For the coming winter I have adopted Mr. Langstroth’s plan with some modifications. I shall omit the outside covering of the hive, believing that it is better to have the hive of a single thickness of board, say seven-eighths of an inch, in order that the heat of the sun may easily penetrate it, and warm up the hive almost daily, thus giving the bees an opportunity to bring to the central part of the hive fresh supplies of food from the outer combs. This plan may lead to a somewhat greater consumption of honey; but if a swarm of bees will give its owner from fifty to one hundred pounds of surplus honey in a season, as mine have done the past summer, he ought to be entirely willing to have them eat all they need during the winter. At all events, one of two things must be done, to winter bees successfully, in addition to their having a supply of food and thorough ventilation—they must either be kept in a repository where frost cannot enter, as a cellar, trench, ice-house, or the like; or they must be put where the sun can warm them up occasionally.
I have removed all the honey-boards, placed two one-half or three-quarter inch strips across the frames, and covered the whole top of the frames with any old woollen garments that could be found about the house.[3] These need no cutting or fitting. Pack them in as you would pack a trunk, (the roof or cover of my top box is movable, and I like it much better than the old plan of having it nailed on,) two, three, or half a dozen thicknesses will make no difference. The moisture will pass through as readily as the insensible perspiration of our bodies will pass through our bed covering. The hives will remain dry and the bees warm. I have no fear of losing a single swarm the coming winter, although several new ones which I bought are quite weak, owing to the sudden close of the honey harvest a month earlier than last year, in consequence of the drought.
R. Bickford.
Seneca Falls, N. Y., Oct., 1868.
[For the American Bee Journal.]
Upward Ventilation.
Mr. Editor:—I once found a bee-tree, with an excellent swarm in it. I cut it down Gallup-fashion, and moved it home, in the month of February. The entrance was a hole, about three inches in diameter, just at the top of the cavity. The tree was a green butternut. I sawed it off, short enough to handle easy, and set it up in the yard. The combs were bright and clean, and there were not over a dozen dead bees in it when found. It swarmed twice in June following, and next winter I stopped up the entrance at the top, and made another within six inches of the bottom, by boring a two-inch hole through the side. All this time I kept the top closed tight. The following winter I came near losing them with dampness and dysentery. Next winter, I closed up the auger hole, and opened the top entrance again. They wintered as nice as a pin—no dampness or dysentery. In April I thought I could still better their condition, by making the entrance smaller, and reduced the entrance to one inch in diameter. Within six days after, I came near losing them with dampness and mould. Experimenting still further, I noticed that the fanners or ventilating bees would, in hot weather, be arranged in this manner—one set at the lower edge of the entrance, with their heads outward; the other set at the top of the entrance, facing inward, driving out the hot air. I then reduced the size of the entrance still more, and found that in a very short time nearly the entire swarm would issue and cluster on the outside of the log or gum. Enlarging the hole to three inches again, the bees would soon return inside and resume work. I kept that log hive four years, and then sold it to a neighbor. Whenever I wintered it with the natural entrance open, there was no dysentery and no unnatural distention of the abdomen; and on their first flight in the spring, they would not even speck the snow.

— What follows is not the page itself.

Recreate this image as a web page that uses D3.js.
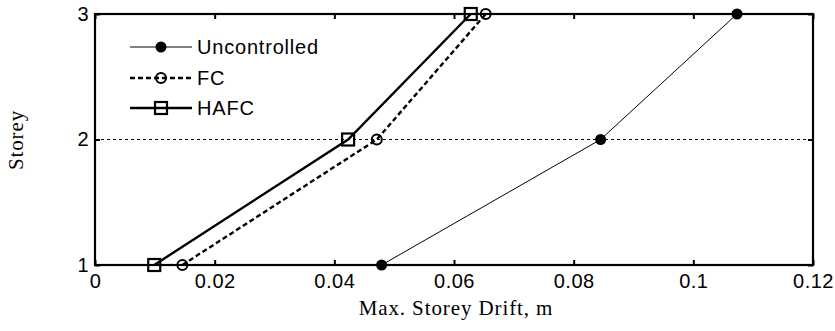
<!DOCTYPE html>
<html><head><meta charset="utf-8">
<script src="https://cdn.jsdelivr.net/npm/d3@7"></script>
<style>body{margin:0;background:#fff;} svg{display:block;}</style>
</head><body>
<svg id="c" width="835" height="331"></svg>
<script>
const storeys = [1, 2, 3];
const uncontrolled = [0.0479, 0.0845, 0.1073];
const fc = [0.0146, 0.0471, 0.0653];
const hafc = [0.0099, 0.0423, 0.0628];
const seriesNames = ["Uncontrolled", "FC", "HAFC"];
const xTicks = [0, 0.02, 0.04, 0.06, 0.08, 0.1, 0.12];
const yTicks = [1, 2, 3];

const svg = d3.select("#c");
const L = 95, R = 813, T = 14, B = 265;
const x = d3.scaleLinear().domain([0, 0.12]).range([L, R]);
const y = d3.scaleLinear().domain([1, 3]).range([B, T]);
const sans = "'Liberation Sans', Arial, sans-serif";
const serif = "'Liberation Serif', 'Times New Roman', serif";

// grid at storey 2
svg.append("line").attr("x1", L).attr("x2", R).attr("y1", y(2)).attr("y2", y(2))
  .attr("stroke", "#000").attr("stroke-width", 1).attr("stroke-dasharray", "3,3");

// axes
const fmt = d => d === 0 ? "0" : String(d);
const gB = svg.append("g").attr("transform", `translate(0,${B})`)
  .call(d3.axisBottom(x).tickValues(xTicks).tickFormat(fmt).tickSize(-5).tickPadding(8));
const gT = svg.append("g").attr("transform", `translate(0,${T})`)
  .call(d3.axisTop(x).tickValues(xTicks).tickFormat("").tickSize(-5));
const gL = svg.append("g").attr("transform", `translate(${L},0)`)
  .call(d3.axisLeft(y).tickValues(yTicks).tickFormat(d3.format("d")).tickSize(-5).tickPadding(6));
const gR = svg.append("g").attr("transform", `translate(${R},0)`)
  .call(d3.axisRight(y).tickValues(yTicks).tickFormat("").tickSize(-5));
[gB, gT, gL, gR].forEach(g => {
  g.select(".domain").remove();
  g.selectAll(".tick line").attr("stroke", "#000").attr("stroke-width", 2);
  g.selectAll("text").attr("font-family", sans).attr("font-size", 20).attr("fill", "#000")
    .attr("letter-spacing", "0.5px");
});
gB.selectAll("text").attr("dy", "0.71em").attr("y", 9);
svg.append("rect").attr("x", L).attr("y", T).attr("width", R - L).attr("height", B - T)
  .attr("fill", "none").attr("stroke", "#000").attr("stroke-width", 2.2);

// axis labels
svg.append("text").attr("x", 456).attr("y", 315).attr("text-anchor", "middle")
  .attr("font-family", serif).attr("font-size", 21).attr("letter-spacing", "0.9px").text("Max. Storey Drift, m");
svg.append("text").attr("transform", "translate(23,140) rotate(-90)").attr("text-anchor", "middle")
  .attr("font-family", serif).attr("font-size", 21).attr("letter-spacing", "0.9px").text("Storey");

const line = d3.line().x(d => x(d[0])).y(d => y(d[1]));
const series = [
  {name: seriesNames[0], vals: uncontrolled, w: 1, dash: null, marker: "dot"},
  {name: seriesNames[1], vals: fc, w: 2.4, dash: "5,3", marker: "circle"},
  {name: seriesNames[2], vals: hafc, w: 2.4, dash: null, marker: "square"}
];
function drawMarker(g, m, cx, cy) {
  if (m === "dot") g.append("circle").attr("cx", cx).attr("cy", cy).attr("r", 5.5).attr("fill", "#000");
  else if (m === "circle") g.append("circle").attr("cx", cx).attr("cy", cy).attr("r", 5)
    .attr("fill", "none").attr("stroke", "#000").attr("stroke-width", 2);
  else g.append("rect").attr("x", cx - 6).attr("y", cy - 6).attr("width", 12).attr("height", 12)
    .attr("fill", "none").attr("stroke", "#000").attr("stroke-width", 2.2);
}
series.forEach(s => {
  const pts = s.vals.map((v, i) => [v, storeys[i]]);
  svg.append("path").attr("d", line(pts)).attr("fill", "none").attr("stroke", "#000")
    .attr("stroke-width", s.w).attr("stroke-dasharray", s.dash);
  const g = svg.append("g");
  pts.forEach(p => drawMarker(g, s.marker, x(p[0]), y(p[1])));
});

// legend
const legY = [47, 78, 108];
series.forEach((s, i) => {
  svg.append("line").attr("x1", 130).attr("x2", 192).attr("y1", legY[i]).attr("y2", legY[i])
    .attr("stroke", "#000").attr("stroke-width", s.w).attr("stroke-dasharray", s.dash);
  drawMarker(svg.append("g"), s.marker, 161, legY[i]);
  svg.append("text").attr("x", 197).attr("y", legY[i]).attr("dy", "0.36em")
    .attr("font-family", sans).attr("font-size", 20).attr("letter-spacing", "0.8px").text(s.name);
});
</script>
</body></html>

In wintering bees in the Wellhuysen hive, made of willows and plastered with cow manure, they would never have the dysentery—not the least sign of it. The combs were always bright and clean, and the bees always in as good condition as they were in midsummer. I have wintered bees in Canada, in the old-fashioned straw hive, with the entrance, summer and winter, a two-inch hole in the centre at top; and they always wintered well, without the least sign of dysentery, even when they would not leave the hive from the 10th of October to the 1st of May—nearly eight months. In that climate they are nearly always confined from the 1st of November to the 10th or 20th of April, or about five months. When I lived there, there was scarcely ever any honey stored after the 15th of August, yet bee-keeping pays in that climate. To encourage our northern bee-keepers, I will say that, according to my experience, there and in the West, I think the flowers secrete more honey, in the same length of time, there than here. Our atmosphere is rather dry, while theirs is moist and humid—just right for the secretion of honey.